═══ EXTRACTED INFORMATION

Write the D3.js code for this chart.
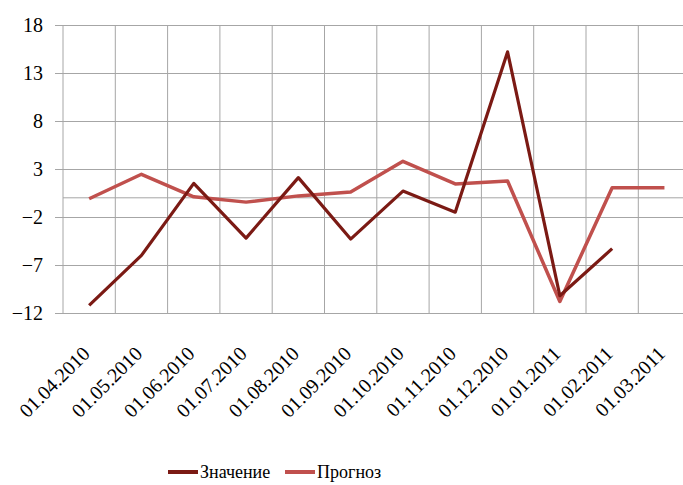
<!DOCTYPE html>
<html>
<head>
<meta charset="UTF-8">
<script src="https://d3js.org/d3.v7.min.js"></script>
</head>
<body style="margin:0">
<svg width="683" height="485"></svg>
<script>
var dates = ["01.04.2010", "01.05.2010", "01.06.2010", "01.07.2010", "01.08.2010", "01.09.2010",
             "01.10.2010", "01.11.2010", "01.12.2010", "01.01.2011", "01.02.2011", "01.03.2011"];
var valueSeries = [-11.2, -6.0, 1.5, -4.2, 2.1, -4.3, 0.7, -1.5, 15.2, -10.2, -5.3, null];
var forecastSeries = [-0.1, 2.45, 0.1, -0.45, 0.2, 0.6, 3.8, 1.45, 1.75, -10.8, 1.05, 1.05];
var yTicks = [18, 13, 8, 3, -2, -7, -12];

var fontName = "'Liberation Serif', 'Times New Roman', Times, Tinos, serif";

var svg = d3.select("svg").style("font-family", fontName),
    plotLeft = 63, plotTop = 25, plotBottom = 313,
    plotRight = plotLeft + 12 * 52.3;

var xScale = d3.scaleBand().domain(dates).range([plotLeft, plotRight]),
    yScale = d3.scaleLinear().domain([-12, 18]).range([plotBottom, plotTop]);

var grid = "#a6a6a6";

// horizontal gridlines with outer tick marks
svg.append("g")
    .attr("transform", "translate(" + plotLeft + ",0)")
    .call(d3.axisLeft(yScale).tickValues(yTicks).tickSize(8))
    .call(function(g) {
        g.select(".domain").remove();
        g.attr("font-family", null).style("font-family", fontName);
        g.selectAll(".tick line").attr("stroke", grid).attr("x1", -8).attr("x2", plotRight - plotLeft);
        g.selectAll(".tick text")
            .style("font-family", fontName)
            .attr("font-size", "20px").attr("fill", "#000").attr("x", -20);
    });

// vertical gridlines at band boundaries
svg.append("g").selectAll("line")
    .data(dates.concat(["end"]))
    .enter().append("line")
    .attr("x1", function(d, i) { return plotLeft + i * xScale.bandwidth(); })
    .attr("x2", function(d, i) { return plotLeft + i * xScale.bandwidth(); })
    .attr("y1", plotTop)
    .attr("y2", plotBottom)
    .attr("stroke", grid);

// zero line (category axis)
svg.append("line")
    .attr("x1", plotLeft).attr("x2", plotRight)
    .attr("y1", yScale(0)).attr("y2", yScale(0))
    .attr("stroke", grid);

// category labels
svg.append("g")
    .attr("transform", "translate(0," + plotBottom + ")")
    .call(d3.axisBottom(xScale).tickSize(0))
    .call(function(g) {
        g.select(".domain").remove();
        g.attr("font-family", null).style("font-family", fontName);
        g.selectAll(".tick text")
            .style("font-family", fontName)
            .attr("font-size", "20px")
            .attr("fill", "#000")
            .attr("text-anchor", "end")
            .attr("dy", 0)
            .attr("y", 0)
            .attr("transform", "translate(2,42) rotate(-45)");
    });

var line = d3.line()
    .defined(function(d) { return d != null; })
    .x(function(d, i) { return xScale(dates[i]) + xScale.bandwidth() / 2; })
    .y(function(d) { return yScale(d); });

svg.append("path")
    .datum(forecastSeries)
    .attr("fill", "none")
    .attr("stroke", "#c0504d")
    .attr("stroke-width", 3.5)
    .attr("stroke-linejoin", "round")
    .attr("d", line);

svg.append("path")
    .datum(valueSeries)
    .attr("fill", "none")
    .attr("stroke", "#7b1a14")
    .attr("stroke-width", 3.2)
    .attr("stroke-linejoin", "round")
    .attr("d", line);

// legend
var legend = [
    { name: "Значение", color: "#7b1a14", x: 168 },
    { name: "Прогноз", color: "#c0504d", x: 285 }
];
var lg = svg.append("g")
    .selectAll("g").data(legend).enter().append("g")
    .attr("transform", function(d) { return "translate(" + d.x + ",472)"; });
lg.append("line").attr("x1", 0).attr("x2", 30).attr("stroke", function(d) { return d.color; }).attr("stroke-width", 4);
lg.append("text").attr("x", 32).attr("dy", "0.35em")
    .style("font-family", fontName).attr("font-size", "18px")
    .text(function(d) { return d.name; });
</script>
</body>
</html>
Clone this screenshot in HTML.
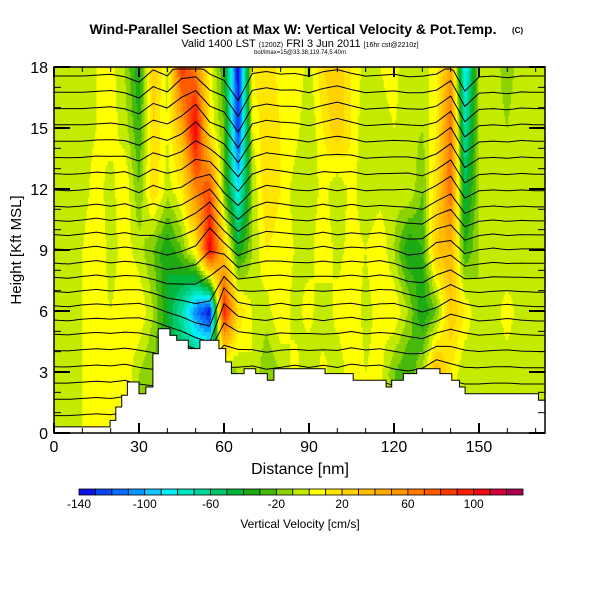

══════

WORK INSTRUCTIONS — Without the pictures, copy the material exactly as given.

SOLUTION BELOW —
Write the D3.js code for this chart.
<!DOCTYPE html>
<html>
<head>
<meta charset="UTF-8">
<script src="https://d3js.org/d3.v7.min.js"></script>
</head>
<body style="margin:0">
<svg width="683" height="485"></svg>
<script>
var dates = ["01.04.2010", "01.05.2010", "01.06.2010", "01.07.2010", "01.08.2010", "01.09.2010",
             "01.10.2010", "01.11.2010", "01.12.2010", "01.01.2011", "01.02.2011", "01.03.2011"];
var valueSeries = [-11.2, -6.0, 1.5, -4.2, 2.1, -4.3, 0.7, -1.5, 15.2, -10.2, -5.3, null];
var forecastSeries = [-0.1, 2.45, 0.1, -0.45, 0.2, 0.6, 3.8, 1.45, 1.75, -10.8, 1.05, 1.05];
var yTicks = [18, 13, 8, 3, -2, -7, -12];

var fontName = "'Liberation Serif', 'Times New Roman', Times, Tinos, serif";

var svg = d3.select("svg").style("font-family", fontName),
    plotLeft = 63, plotTop = 25, plotBottom = 313,
    plotRight = plotLeft + 12 * 52.3;

var xScale = d3.scaleBand().domain(dates).range([plotLeft, plotRight]),
    yScale = d3.scaleLinear().domain([-12, 18]).range([plotBottom, plotTop]);

var grid = "#a6a6a6";

// horizontal gridlines with outer tick marks
svg.append("g")
    .attr("transform", "translate(" + plotLeft + ",0)")
    .call(d3.axisLeft(yScale).tickValues(yTicks).tickSize(8))
    .call(function(g) {
        g.select(".domain").remove();
        g.attr("font-family", null).style("font-family", fontName);
        g.selectAll(".tick line").attr("stroke", grid).attr("x1", -8).attr("x2", plotRight - plotLeft);
        g.selectAll(".tick text")
            .style("font-family", fontName)
            .attr("font-size", "20px").attr("fill", "#000").attr("x", -20);
    });

// vertical gridlines at band boundaries
svg.append("g").selectAll("line")
    .data(dates.concat(["end"]))
    .enter().append("line")
    .attr("x1", function(d, i) { return plotLeft + i * xScale.bandwidth(); })
    .attr("x2", function(d, i) { return plotLeft + i * xScale.bandwidth(); })
    .attr("y1", plotTop)
    .attr("y2", plotBottom)
    .attr("stroke", grid);

// zero line (category axis)
svg.append("line")
    .attr("x1", plotLeft).attr("x2", plotRight)
    .attr("y1", yScale(0)).attr("y2", yScale(0))
    .attr("stroke", grid);

// category labels
svg.append("g")
    .attr("transform", "translate(0," + plotBottom + ")")
    .call(d3.axisBottom(xScale).tickSize(0))
    .call(function(g) {
        g.select(".domain").remove();
        g.attr("font-family", null).style("font-family", fontName);
        g.selectAll(".tick text")
            .style("font-family", fontName)
            .attr("font-size", "20px")
            .attr("fill", "#000")
            .attr("text-anchor", "end")
            .attr("dy", 0)
            .attr("y", 0)
            .attr("transform", "translate(2,42) rotate(-45)");
    });

var line = d3.line()
    .defined(function(d) { return d != null; })
    .x(function(d, i) { return xScale(dates[i]) + xScale.bandwidth() / 2; })
    .y(function(d) { return yScale(d); });

svg.append("path")
    .datum(forecastSeries)
    .attr("fill", "none")
    .attr("stroke", "#c0504d")
    .attr("stroke-width", 3.5)
    .attr("stroke-linejoin", "round")
    .attr("d", line);

svg.append("path")
    .datum(valueSeries)
    .attr("fill", "none")
    .attr("stroke", "#7b1a14")
    .attr("stroke-width", 3.2)
    .attr("stroke-linejoin", "round")
    .attr("d", line);

// legend
var legend = [
    { name: "Значение", color: "#7b1a14", x: 168 },
    { name: "Прогноз", color: "#c0504d", x: 285 }
];
var lg = svg.append("g")
    .selectAll("g").data(legend).enter().append("g")
    .attr("transform", function(d) { return "translate(" + d.x + ",472)"; });
lg.append("line").attr("x1", 0).attr("x2", 30).attr("stroke", function(d) { return d.color; }).attr("stroke-width", 4);
lg.append("text").attr("x", 32).attr("dy", "0.35em")
    .style("font-family", fontName).attr("font-size", "18px")
    .text(function(d) { return d.name; });
</script>
</body>
</html>
Clone this screenshot in HTML.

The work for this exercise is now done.